Le Cri (2008, prémio revelação da crítica francesa nesse ano) e Les Sentinelles (2010) formam um interessantíssimo díptico, onde vai mais longe na proposta enunciada em Un an aprés... (2006; exibido no Alkantara 2008): não se trata de construir um espaço de "representação" coreográfica, mas de expor uma exploração ritualística do movimento como meio de instigar outros patamares mentais.

Sob jogos de luz acentuados ou desvanecidos, em Le Cri, duas figuras femininas emergem da penumbra. De pés bem fincados no chão, contínuos movimentos giratórios do tronco e dos braços sugerem os cerimoniais hipnóticos dos dervixes sufis. O movimento acelera, num uníssono feroz, com o volume crescente da banda sonora (o murmúrio do vozear de crianças dará lugar a Callas, Nina Simone e Amy Winehouse, mesclados com sons a evocar o chamamento dos muezzin para a oração). O paroxismo impelirá à volatilização das intérpretes numa outra dimensão, e as suas figuras assomarão, multiplicadas, num vídeo, abruptamente interrompido no final, enquanto a batida sonora prossegue. Les Sentinelles acresce em despojamento: da imobilidade aparente irrompem gestos súbitos e inopinadas strobe lights, e os corpos avançam imperceptivelmente para a boca de cena, sob a toada contínua de sons disco fundidos a cânticos adhan.

Os dois duetos (a própria e a irmã, Dalila), apostos, intensificam a percepção de um contínuo repetitivo, com subtis variações, sobre uma única acção motora; como um mantra a induzir, entre a plateia e o palco, um efeito de transe. A rigorosíssima dramaturgia, organizada por linhas energéticas abstractas de luz, movimento e som, desprendia uma poética atemporal e intensa, simultaneamente minimalista e expansiva, a exortar devaneios de eternidade e de comunhão. No final, a face transfigurada das duas irmãs dava conta, sob a aparente simplicidade, da concentração exigida por um poderoso desempenho.

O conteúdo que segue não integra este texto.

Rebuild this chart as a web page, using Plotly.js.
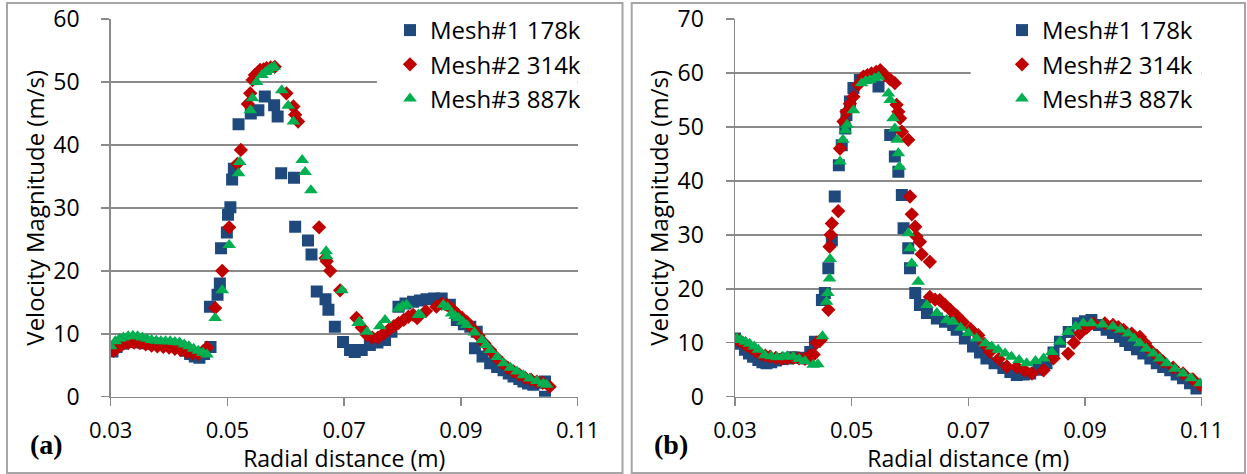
<!DOCTYPE html>
<html>
<head>
<meta charset="utf-8">
<script src="https://cdn.plot.ly/plotly-3.0.1.min.js"></script>
<style>html,body{margin:0;padding:0;background:#fff;}#chart{width:1247px;height:474px;}</style>
</head>
<body>
<div id="chart"></div>
<script>
// ---------- Data: panel (a) ----------
const seriesNames = ["Mesh#1 178k", "Mesh#2 314k", "Mesh#3 887k"];
const xTickVals = [0.03, 0.05, 0.07, 0.09, 0.11];
const xTickText = ["0.03", "0.05", "0.07", "0.09", "0.11"];
const panelLabels = ["(a)", "(b)"];

const aMesh1X = [0.0303,0.0310,0.0318,0.0326,0.0334,0.0342,0.0352,0.0362,0.0372,0.0382,0.0392,0.0402,0.0412,0.0420,0.0428,0.0436,0.0444,0.0452,0.0460,0.0471,
  0.0470,0.0483,0.0487,0.0489,0.0499,0.0501,0.0505,0.0508,0.0511,0.0519,0.0540,0.0553,0.0564,0.0580,0.0586,0.0592,0.0614,0.0616,0.0638,0.0644,
  0.0653,0.0668,0.0673,0.0684,0.0698,0.0710,0.0718,0.0730,0.0744,0.0757,0.0770,0.0781,0.0793,0.0805,0.0818,0.0830,0.0841,0.0854,0.0867,0.0881,
  0.0893,0.0905,0.0916,0.0927,0.0924,0.0937,0.0950,0.0962,0.0973,0.0982,0.0990,0.1000,0.1007,0.1015,0.1024,0.1034,0.1044,0.1044];
const aMesh1Y = [7.2,7.9,8.4,8.7,8.8,8.7,8.6,8.5,8.4,8.4,8.3,8.3,8.1,7.8,7.3,6.8,6.4,6.2,6.8,7.9,
  14.3,16.2,18.0,23.6,26.1,28.9,30.1,34.5,36.2,43.3,45.0,45.5,47.7,46.3,44.5,35.5,34.8,27.0,24.8,22.6,
  16.7,15.5,13.8,11.1,8.7,7.4,7.1,7.4,8.2,8.6,9.0,10.3,14.3,14.8,15.1,15.3,15.5,15.6,15.6,14.6,
  12.2,11.5,11.1,10.3,7.7,6.4,5.3,4.7,4.2,3.7,3.2,2.8,2.4,2.1,1.9,2.2,2.4,0.0];

const aMesh2X = [0.0305,0.0313,0.0320,0.0330,0.0340,0.0350,0.0360,0.0370,0.0380,0.0390,0.0400,0.0410,0.0420,0.0430,0.0440,0.0450,0.0458,0.0465,
  0.0479,0.0491,0.0503,0.0517,0.0523,0.0535,0.0539,0.0543,0.0547,0.0552,0.0556,0.0562,0.0567,0.0574,0.0581,0.0601,0.0613,0.0616,0.0621,
  0.0657,0.0668,0.0670,0.0676,0.0693,0.0721,0.0730,0.0739,0.0748,0.0758,0.0767,0.0776,0.0785,0.0793,0.0802,0.0810,0.0818,0.0825,0.0840,
  0.0858,0.0867,0.0876,0.0885,0.0893,0.0902,0.0910,0.0920,0.0930,0.0940,0.0950,0.0960,0.0970,0.0980,0.0990,0.1000,0.1010,0.1020,0.1030,0.1040,0.1052];
const aMesh2Y = [7.3,7.9,8.3,8.5,8.6,8.5,8.3,8.1,8.0,7.9,7.8,7.6,7.4,7.1,6.9,6.8,7.2,7.8,
  14.1,20.0,26.9,37.0,39.2,46.5,48.2,50.3,51.1,51.5,51.9,52.0,52.2,52.3,52.4,48.2,46.1,44.8,43.7,
  26.9,22.0,21.5,20.0,16.9,12.5,11.0,9.8,9.4,9.4,10.0,10.6,11.2,11.7,12.2,12.7,13.0,12.5,13.6,
  14.3,14.8,14.6,13.9,13.2,12.5,11.9,10.8,9.7,8.5,7.4,6.3,5.4,4.6,4.0,3.5,3.0,2.7,2.4,2.2,1.6];

const aMesh3X = [0.0300,0.0308,0.0315,0.0322,0.0330,0.0338,0.0346,0.0354,0.0362,0.0370,0.0378,0.0386,0.0394,0.0402,0.0410,0.0418,0.0426,0.0434,0.0442,0.0450,0.0458,0.0465,
  0.0479,0.0491,0.0503,0.0519,0.0521,0.0539,0.0543,0.0550,0.0559,0.0565,0.0570,0.0575,0.0580,0.0593,0.0604,0.0613,0.0628,0.0633,0.0643,
  0.0669,0.0670,0.0696,0.0724,0.0726,0.0739,0.0761,0.0770,0.0793,0.0800,0.0807,0.0827,0.0830,0.0870,0.0877,0.0884,0.0890,0.0896,0.0903,0.0910,
  0.0923,0.0936,0.0943,0.0950,0.0962,0.0973,0.0985,0.0996,0.1007,0.1018,0.1030,0.1041,0.1047];
const aMesh3Y = [8.0,8.8,9.2,9.4,9.6,9.7,9.6,9.4,9.2,9.0,8.9,8.8,8.8,8.8,8.7,8.6,8.3,8.0,7.6,7.3,7.0,6.7,
  12.5,16.9,24.1,35.5,37.3,45.5,47.4,50.0,51.1,51.6,51.9,52.2,52.4,48.7,46.2,43.7,37.6,35.7,32.8,
  23.1,22.3,16.9,11.7,11.9,10.3,11.2,12.2,14.0,14.4,14.6,13.0,13.0,14.6,14.2,13.2,12.8,12.5,11.9,11.4,
  10.2,9.0,8.2,7.4,6.3,5.3,4.6,4.0,3.4,2.9,2.5,2.1,1.9];

// ---------- Data: panel (b) ----------
const bMesh1X = [0.0300,0.0308,0.0317,0.0324,0.0331,0.0340,0.0347,0.0354,0.0362,0.0370,0.0380,0.0389,0.0398,0.0410,0.0423,0.0429,0.0437,
  0.0449,0.0454,0.0460,0.0466,0.0471,0.0478,0.0483,0.0489,0.0491,0.0497,0.0503,0.0514,0.0531,0.0546,0.0566,0.0574,0.0580,0.0586,0.0589,
  0.0597,0.0600,0.0609,0.0617,0.0629,0.0646,0.0660,0.0674,0.0680,0.0694,0.0708,0.0720,0.0731,0.0745,0.0760,0.0772,0.0783,0.0795,0.0806,
  0.0820,0.0834,0.0846,0.0857,0.0872,0.0888,0.0900,0.0911,0.0924,0.0937,0.0948,0.0960,0.0969,0.0977,0.0989,0.1000,0.1012,0.1023,0.1034,
  0.1046,0.1057,0.1068,0.1080,0.1091];
const bMesh1Y = [10.8,9.8,8.7,8.0,7.4,6.8,6.4,6.2,6.4,6.7,7.0,7.1,7.3,7.2,7.1,8.3,10.2,
  17.9,19.2,23.8,29.0,37.1,42.9,46.6,49.7,52.2,54.7,57.2,58.7,59.3,57.5,48.5,44.5,41.7,37.4,31.2,
  27.5,23.8,19.2,17.0,15.5,14.5,13.9,13.3,12.4,10.8,9.3,8.2,7.1,6.2,5.3,4.6,4.0,4.1,4.3,
  5.0,6.2,8.2,10.2,12.0,13.6,14.0,14.2,13.3,12.4,11.8,11.1,10.3,9.6,8.8,8.0,7.1,6.2,5.5,
  4.9,4.1,3.4,2.5,1.5];

const bMesh2X = [0.0305,0.0313,0.0320,0.0328,0.0336,0.0344,0.0352,0.0360,0.0370,0.0380,0.0390,0.0400,0.0410,0.0420,0.0428,0.0435,0.0440,0.0447,
  0.0460,0.0462,0.0464,0.0466,0.0477,0.0480,0.0486,0.0491,0.0497,0.0503,0.0511,0.0520,0.0527,0.0534,0.0542,0.0549,0.0557,0.0566,0.0574,
  0.0577,0.0580,0.0583,0.0586,0.0597,0.0600,0.0603,0.0609,0.0611,0.0617,0.0620,0.0634,0.0634,0.0643,0.0651,0.0660,0.0669,0.0680,0.0691,
  0.0704,0.0717,0.0727,0.0737,0.0752,0.0766,0.0783,0.0796,0.0809,0.0829,0.0846,0.0871,0.0881,0.0891,0.0903,0.0914,0.0934,0.0948,0.0957,
  0.0966,0.0980,0.0994,0.1003,0.1011,0.1023,0.1034,0.1051,0.1068,0.1085,0.1097];
const bMesh2Y = [10.5,10.0,9.5,9.0,8.4,7.9,7.6,7.4,7.2,7.0,7.1,7.2,7.1,7.0,7.6,7.8,10.0,10.5,
  16.1,27.8,30.0,32.1,34.4,46.0,51.0,52.8,54.3,55.6,57.8,59.3,59.6,59.9,60.2,60.5,59.6,58.8,58.1,
  54.1,52.8,51.6,49.1,47.6,37.1,33.8,31.5,29.7,28.7,26.4,25.0,18.5,18.0,17.9,17.0,16.1,15.0,13.8,
  12.5,11.4,9.8,8.3,7.0,5.6,5.5,4.9,4.3,4.9,7.1,8.0,10.0,11.7,12.8,13.6,13.6,13.3,12.9,
  12.4,11.7,11.1,9.9,8.7,7.6,6.5,5.4,4.3,3.2,2.2];

const bMesh3X = [0.0303,0.0310,0.0318,0.0325,0.0333,0.0340,0.0351,0.0362,0.0372,0.0382,0.0390,0.0400,0.0410,0.0420,0.0434,0.0442,
  0.0450,0.0457,0.0459,0.0462,0.0463,0.0480,0.0485,0.0489,0.0492,0.0503,0.0517,0.0524,0.0531,0.0539,0.0546,0.0563,0.0566,0.0571,0.0574,
  0.0578,0.0580,0.0582,0.0597,0.0600,0.0603,0.0614,0.0629,0.0646,0.0663,0.0674,0.0687,0.0700,0.0714,0.0729,0.0740,0.0751,0.0763,0.0774,
  0.0787,0.0800,0.0815,0.0829,0.0843,0.0857,0.0871,0.0884,0.0897,0.0911,0.0930,0.0948,0.0961,0.0974,0.0984,0.0994,0.1005,0.1017,0.1028,
  0.1040,0.1054,0.1068,0.1082,0.1097];
const bMesh3Y = [10.8,10.5,10.2,9.8,9.3,8.7,7.7,7.5,7.3,7.4,7.5,7.4,7.0,6.6,5.9,6.0,
  11.2,17.6,19.2,21.9,25.5,43.6,47.6,49.4,50.4,53.1,58.1,58.5,58.7,59.0,59.3,56.2,55.0,51.6,49.7,
  47.6,45.1,42.6,30.3,27.5,24.7,21.3,17.0,15.5,14.2,13.9,12.8,11.8,10.8,9.9,9.3,8.7,8.0,7.4,
  6.8,6.2,6.6,7.1,8.3,10.2,12.0,13.0,13.6,13.6,13.4,13.0,12.4,11.7,10.8,9.9,8.9,8.0,7.1,
  6.2,5.2,4.3,3.4,2.5];

// ---------- Styling ----------
const FONT = '"Open Sans", "DejaVu Sans", sans-serif';
const colors = ['#1F497D', '#C00000', '#00B050'];
const symbols = ['square', 'diamond', 'triangle-up'];
const sizes = [12, 11, 12];

const panelA = [[aMesh1X, aMesh1Y], [aMesh2X, aMesh2Y], [aMesh3X, aMesh3Y]];
const panelB = [[bMesh1X, bMesh1Y], [bMesh2X, bMesh2Y], [bMesh3X, bMesh3Y]];

const traces = [];
panelA.forEach((d, i) => traces.push({
  type: 'scatter', mode: 'markers', x: d[0], y: d[1], name: seriesNames[i],
  xaxis: 'x', yaxis: 'y', legend: 'legend',
  marker: {symbol: symbols[i], color: colors[i], size: sizes[i], line: {width: 0}}
}));
panelB.forEach((d, i) => traces.push({
  type: 'scatter', mode: 'markers', x: d[0], y: d[1], name: seriesNames[i],
  xaxis: 'x2', yaxis: 'y2', legend: 'legend2',
  marker: {symbol: symbols[i], color: colors[i], size: sizes[i], line: {width: 0}}
}));

const W = 1247, H = 474;
const yDom = [1 - 396.7 / H, 1 - 19 / H];
const gridCol = '#8a8a8a';

function xAxis(domain, anchor) {
  return {
    domain: domain, anchor: anchor, range: [0.03, 0.11],
    tickmode: 'array', tickvals: xTickVals, ticktext: xTickText,
    showgrid: false, zeroline: false,
    showline: true, linecolor: gridCol, linewidth: 1.5,
    ticks: 'outside', ticklen: 8, tickwidth: 1.5, tickcolor: gridCol,
    tickfont: {family: FONT, size: 22, color: '#000'},
    ticklabelstandoff: 5,
    title: {text: 'Radial distance (m)', font: {family: FONT, size: 23, color: '#000'}, standoff: 2}
  };
}
function yAxis(domain, anchor, max) {
  return {
    domain: domain, anchor: anchor, range: [0, max], dtick: 10, tick0: 0,
    showgrid: true, gridcolor: gridCol, gridwidth: 1.5, zeroline: false,
    showline: true, linecolor: gridCol, linewidth: 1.5,
    ticks: 'outside', ticklen: 8, tickwidth: 1.5, tickcolor: gridCol,
    tickfont: {family: FONT, size: 23, color: '#000'},
    ticklabelstandoff: 17,
    title: {text: 'Velocity Magnitude (m/s)', font: {family: FONT, size: 24, color: '#000'}, standoff: 2}
  };
}

const legendCommon = {
  font: {family: FONT, size: 24, color: '#000'}, bgcolor: 'rgba(0,0,0,0)',
  borderwidth: 0, xanchor: 'left', yanchor: 'top', tracegroupgap: 0, itemsizing: 'trace'
};

const layout = {
  width: W, height: H, margin: {l: 0, r: 0, t: 0, b: 0},
  paper_bgcolor: '#fff', plot_bgcolor: 'rgba(0,0,0,0)',
  showlegend: true,
  xaxis: xAxis([110.7 / W, 577.7 / W], 'y'),
  yaxis: yAxis(yDom, 'x', 60),
  xaxis2: xAxis([735 / W, 1201.7 / W], 'y2'),
  yaxis2: yAxis(yDom, 'x2', 70),
  legend: Object.assign({x: 390 / W, y: 1 - 8 / H}, legendCommon),
  legend2: Object.assign({x: 1002 / W, y: 1 - 8 / H}, legendCommon),
  shapes: [
    {type: 'rect', xref: 'paper', yref: 'paper', x0: 7 / W, x1: 622.5 / W, y0: 1 - 473 / H, y1: 1 - 3 / H,
     line: {color: '#a6a6a6', width: 2}, fillcolor: 'rgba(0,0,0,0)', layer: 'above'},
    {type: 'rect', xref: 'paper', yref: 'paper', x0: 631.7 / W, x1: 1245 / W, y0: 1 - 473 / H, y1: 1 - 3 / H,
     line: {color: '#a6a6a6', width: 2}, fillcolor: 'rgba(0,0,0,0)', layer: 'above'},
    // white legend background hiding the gridlines behind each legend
    {type: 'rect', xref: 'x', yref: 'y', x0: 0.0756, x1: 0.1105, y0: 45, y1: 61,
     line: {width: 0}, fillcolor: '#fff', layer: 'between'},
    {type: 'rect', xref: 'x2', yref: 'y2', x0: 0.0704, x1: 0.1105, y0: 55, y1: 71,
     line: {width: 0}, fillcolor: '#fff', layer: 'between'}
  ],
  annotations: [
    {text: '<b>' + panelLabels[0] + '</b>', xref: 'paper', yref: 'paper', x: 46 / W, y: 1 - 444 / H,
     xanchor: 'center', yanchor: 'middle', showarrow: false,
     font: {family: '"Liberation Serif", "Times New Roman", serif', size: 28, color: '#000'}},
    {text: '<b>' + panelLabels[1] + '</b>', xref: 'paper', yref: 'paper', x: 671 / W, y: 1 - 444 / H,
     xanchor: 'center', yanchor: 'middle', showarrow: false,
     font: {family: '"Liberation Serif", "Times New Roman", serif', size: 28, color: '#000'}}
  ]
};

Plotly.newPlot('chart', traces, layout, {displayModeBar: false, staticPlot: true});
</script>
</body>
</html>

A qualidade intrínseca das peças adquire um outro alcance quando inscrita na trajectória da criadora. São, de certo modo, réplica do princípio islâmico que atribui à prece conjunta um reforço da devoção. O auto-apagamento dos corpos femininos subtraídos ao ruído da exposição, concentrava o seu papel de mediadores de uma ascese espiritual. Não estamos, porém, perante uma declaração política, mas da enunciação do itinerário íntimo, repleto de paradoxos e bifurcações, de quem lida com a força de referentes culturais distintos dentro de si. A dança de Belaza materializa o pluritópico mundo contemporâneo. E, nesse caminho, atinge, certeira, o ponto onde a religião e a arte comungam da mesma essência.